Think of how Obama's opponents love to mock his effect on people.

During the campaign, if your chest was contracting while all about you

chests were dilating, you may be a Republican. If you were unmoved by

Obama, watching your fellow citizen get all tingly, even fall into a

faint (too much vagus stimulation, and you're going down), was

maddening. "Other people's reverence seems unctuous and sanctimonious,"

says Keltner.

Obama himself seemed aware of the dangers that too much elevation might

pop his candidacy like a helium balloon hitting a power line.
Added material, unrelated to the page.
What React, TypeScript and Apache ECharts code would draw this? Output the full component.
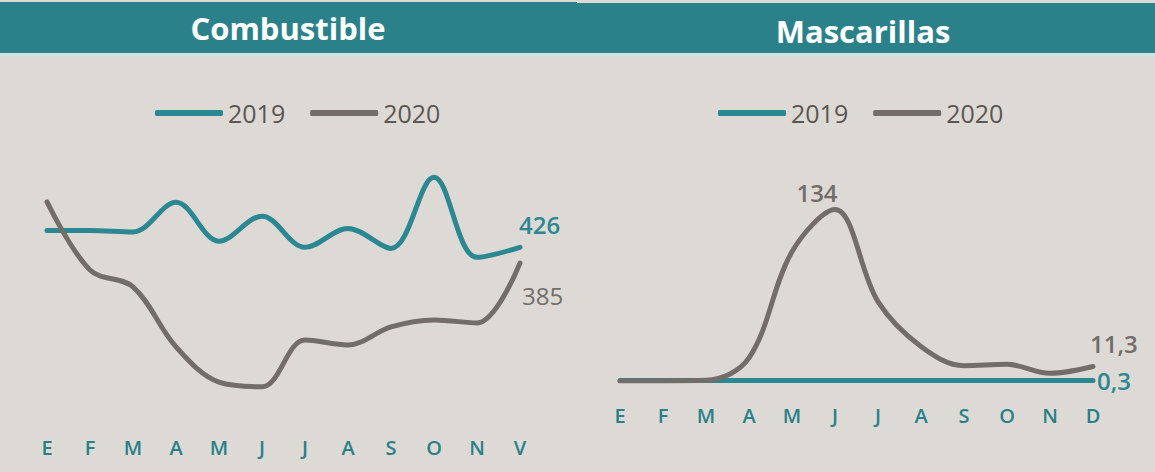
import React, { useEffect, useRef } from "react";
import * as echarts from "echarts";

const monthsFuel = ["E", "F", "M", "A", "M", "J", "J", "A", "S", "O", "N", "V"];
const monthsMask = ["E", "F", "M", "A", "M", "J", "J", "A", "S", "O", "N", "D"];
const fuel2019 = [470, 470, 466, 543, 442, 507, 426, 475, 423, 608, 400, 426];
const fuel2020 = [544, 367, 323, 167, 75, 63, 185, 172, 219, 237, 229, 385];
const mask2019 = [0.3, 0.3, 0.3, 0.3, 0.3, 0.3, 0.3, 0.3, 0.3, 0.3, 0.3, 0.3];
const mask2020 = [0, 0, 0.5, 18, 101, 134, 62, 27, 12, 13, 6, 11.3];
const titles = ["Combustible", "Mascarillas"];
const seriesNames = ["2019", "2020"];

const TEAL = "#2b8792";
const GRAY = "#726d68";
const HEADER = "#2b818a";
const FONT = "'Open Sans', sans-serif";

const fmt = (v: number) => String(v).replace(".", ",");

export default function App() {
  const ref = useRef<HTMLDivElement>(null);
  useEffect(() => {
    const chart = echarts.init(ref.current!, null, { renderer: "svg" });
    const lab = (
      v: number,
      color: string,
      position: any,
      offset: number[],
      bold: boolean,
      distance = 0
    ) => ({
      value: v,
      label: {
        show: true,
        position,
        offset,
        distance,
        formatter: fmt(v),
        color,
        fontSize: 24,
        fontFamily: FONT,
        fontWeight: bold ? 600 : 400,
      },
    });
    const withLabels = (arr: number[], special: Record<number, any>) =>
      arr.map((v, i) => (special[i] ? special[i](v) : v));

    const lineSeries = (name: string, color: string, data: any[], idx: number) => ({
      name,
      type: "line",
      xAxisIndex: idx,
      yAxisIndex: idx,
      data,
      smooth: 0.35,
      symbol: "circle",
      symbolSize: 0,
      showSymbol: true,
      lineStyle: { color, width: 5, cap: "round" },
      itemStyle: { color },
      emphasis: { disabled: true },
      label: { show: false },
    });

    const legend = (left: number) => ({
      left,
      top: 95,
      data: seriesNames,
      icon: "roundRect",
      itemWidth: 68,
      itemHeight: 6,
      itemGap: 25,
      selectedMode: false,
      textStyle: { fontSize: 25, color: "#5b5651", fontFamily: FONT, lineHeight: 26 },
    });

    const xAxis = (data: string[], idx: number, margin: number) => ({
      type: "category",
      gridIndex: idx,
      data,
      boundaryGap: false,
      axisLine: { show: false },
      axisTick: { show: false },
      axisLabel: {
        color: "#2a8088",
        fontSize: 20,
        fontWeight: 600,
        fontFamily: FONT,
        margin,
        interval: 0,
      },
    });

    chart.setOption({
      animation: false,
      backgroundColor: "#dddad5",
      textStyle: { fontFamily: FONT },
      graphic: [
        { type: "rect", shape: { x: 0, y: 2, width: 577, height: 51 }, style: { fill: HEADER } },
        { type: "rect", shape: { x: 577, y: 3, width: 578, height: 50 }, style: { fill: HEADER } },
        { type: "rect", shape: { x: 0, y: 53, width: 1155, height: 3 }, style: { fill: "#cfe3e5" } },
        {
          type: "text",
          x: 288,
          y: 28,
          style: {
            text: titles[0],
            fill: "#ffffff",
            fontSize: 31,
            fontWeight: "bold",
            fontFamily: FONT,
            textAlign: "center",
            textVerticalAlign: "middle",
          },
        },
        {
          type: "text",
          x: 863,
          y: 31,
          style: {
            text: titles[1],
            fill: "#ffffff",
            fontSize: 31,
            fontWeight: "bold",
            fontFamily: FONT,
            textAlign: "center",
            textVerticalAlign: "middle",
          },
        },
      ],
      legend: [legend(150), legend(713)],
      grid: [
        { left: 47, width: 473, top: 142, height: 269 },
        { left: 620, width: 473, top: 189, height: 192 },
      ],
      xAxis: [xAxis(monthsFuel, 0, 26), xAxis(monthsMask, 1, 24)],
      yAxis: [
        { type: "value", gridIndex: 0, min: 0, max: 700, show: false, splitLine: { show: false } },
        { type: "value", gridIndex: 1, min: 0, max: 150, show: false, splitLine: { show: false } },
      ],
      series: [
        lineSeries(
          seriesNames[0],
          TEAL,
          withLabels(fuel2019, { 11: (v: number) => lab(v, TEAL, "right", [-1, -23], true) }),
          0
        ),
        lineSeries(
          seriesNames[1],
          GRAY,
          withLabels(fuel2020, { 11: (v: number) => lab(v, GRAY, "right", [2, 32], false) }),
          0
        ),
        lineSeries(
          seriesNames[0],
          TEAL,
          withLabels(mask2019, { 11: (v: number) => lab(v, TEAL, "right", [0, 0], true, 4) }),
          1
        ),
        lineSeries(
          seriesNames[1],
          GRAY,
          withLabels(mask2020, {
            5: (v: number) => lab(v, GRAY, "top", [-18, 0], true, 5),
            11: (v: number) => lab(v, GRAY, "right", [-3, -23], true),
          }),
          1
        ),
      ],
    });
    return () => chart.dispose();
  }, []);
  return (
    <div
      ref={ref}
      style={{ position: "fixed", left: 0, top: 0, width: 1155, height: 472 }}
    />
  );
}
Conservative columnist Charles Krauthammer described Obama's canny

strategy to make his rhetoric more pedestrian for the final months of

the campaign.

While there is very little lab work on the elevating emotions, there is

quite a bit on its counterpart, disgust. University of Pennsylvania

psychologist Paul Rozin has been a leading theorist in the uses of

disgust. He says it started as a survival strategy: Early humans needed

to figure out when food was spoiled by contact with bacteria or

parasites. From there disgust expanded to the social realm--people

became repelled by the idea of contact with the defiled or by behaviors

that seemed to belong to lower people. "Disgust is probably the most

powerful emotion that separates your group from other groups," says

Keltner.

Haidt says disgust is the bottom floor of a vertical continuum of

emotion; hit the up button, and you arrive at elevation. This could be

why so many Obama supporters complained of being sickened and nauseated

by the Republican campaign. Seeing a McCain ad or Palin video clip

actually felt like being plunged from their Obama-lofted heights.

Disgust carries with it the notion of contamination, which helps to

explain the Republicans' obsession with Bill Ayers, Tony Rezko, and

Jeremiah Wright and their frustration that more voters didn't have a

visceral reaction that Obama had unforgivably sullied himself by

association with these men. But this time, elevation won. And expect

that on Inauguration Day, even if the weather's frigid, millions will

be warmed by that liquid feeling in their chests.